Q Why is Helen’s mum so mean?
A If Helen’s mother had been more supportive Helen would not have found herself in such a lonely situation and she wouldn’t have needed to write the Dear Nobody letters. Alice doesn’t represent all mothers but I certainly know some who would react in just the same way as she did. Also, her real reason for distress is shown later in the book.
Q Did this really happen to you?
A No, nor to my daughters, or my son.
Q What were your intentions when you wrote Dear Nobody?
A I simply wanted to write a book which would be interesting to teenagers. I never want to write a message or a moral in my books – I don’t think that’s a novelist’s job. If I can write a strong story that moves my readers, then that is as much as I want to do.
Q What do you think of the ending?
A All the time I was writing the book I had no idea how it was going to end. It wasn’t until I got to the last few pages that I knew that for Chris and Helen this was the only possible solution.
Q How long did it take to write?
A About ten months. I wrote each chapter during the months that they are named after in the book!
Q What is your opinion on abortion?
A It is such a deeply personal matter that one cannot say simply that abortion is right or wrong, whatever the circumstances. What I do feel, very keenly, is that abortion is a very serious matter indeed and that anyone who finds themselves in the situation that Helen is in should be helped to be made absolutely aware of all the physical, moral and emotional aspects of it before attempting to make a choice.
Q Is there a play of Dear Nobody?
A Yes. It has been a BBC Radio 4 play, a theatre play and a television play. CollinsEducation have published the playscript in their Playsplus series and it has been performed in schools and theatres round the world.
Q Was it difficult to make the film?
A The film script was written by Richard Cameron and I think he did it very well. Of course he made some changes but that’s necessary when you change from one medium to another. On the whole his changes pleased me. I’m in the film, by the way, in one of the café scenes! You can just see me behind Chris’s head!
Q Do you think the characters in the film represented the characters in the book well?
A As well as being on television, Dear Nobody has been two radio plays, two major theatre productions in England and one in Japan, and several school plays round the world! I have seen so many interpretations of Chris and Helen and the other actors that I almost can’t remember how I imagined my originals to be! I am just endlessly fascinated by the different ways of representing them, and always impressed by the actors’ ability to bring the characters to life.
Q (from Andrew Papamichael) What do you think of Helen, and how do you think she deals with her situation?

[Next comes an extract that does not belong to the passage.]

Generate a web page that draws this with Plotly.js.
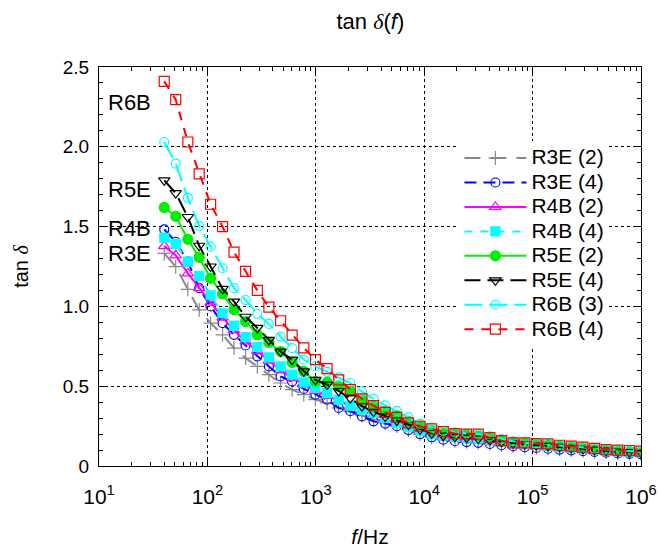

A I think she is very strong-minded. She makes unilateral decisions which are sometimes quite selfish, such as her decision to break with Chris, and her decision to keep her baby. However, she is quite clear in her mind that she is making the right decisions, and I admire her for facing up to the emotional challenge that both these decisions entail. I don’t think her future will be at all easy.
Q (from Andrew Papamichael) Do you think that this book could have been written prior to the onset of social realism in the 1970s, in fact could you see Helen being placed within a different time frame altogether?
A Definitely. Helen’s dilemma is universal and timeless.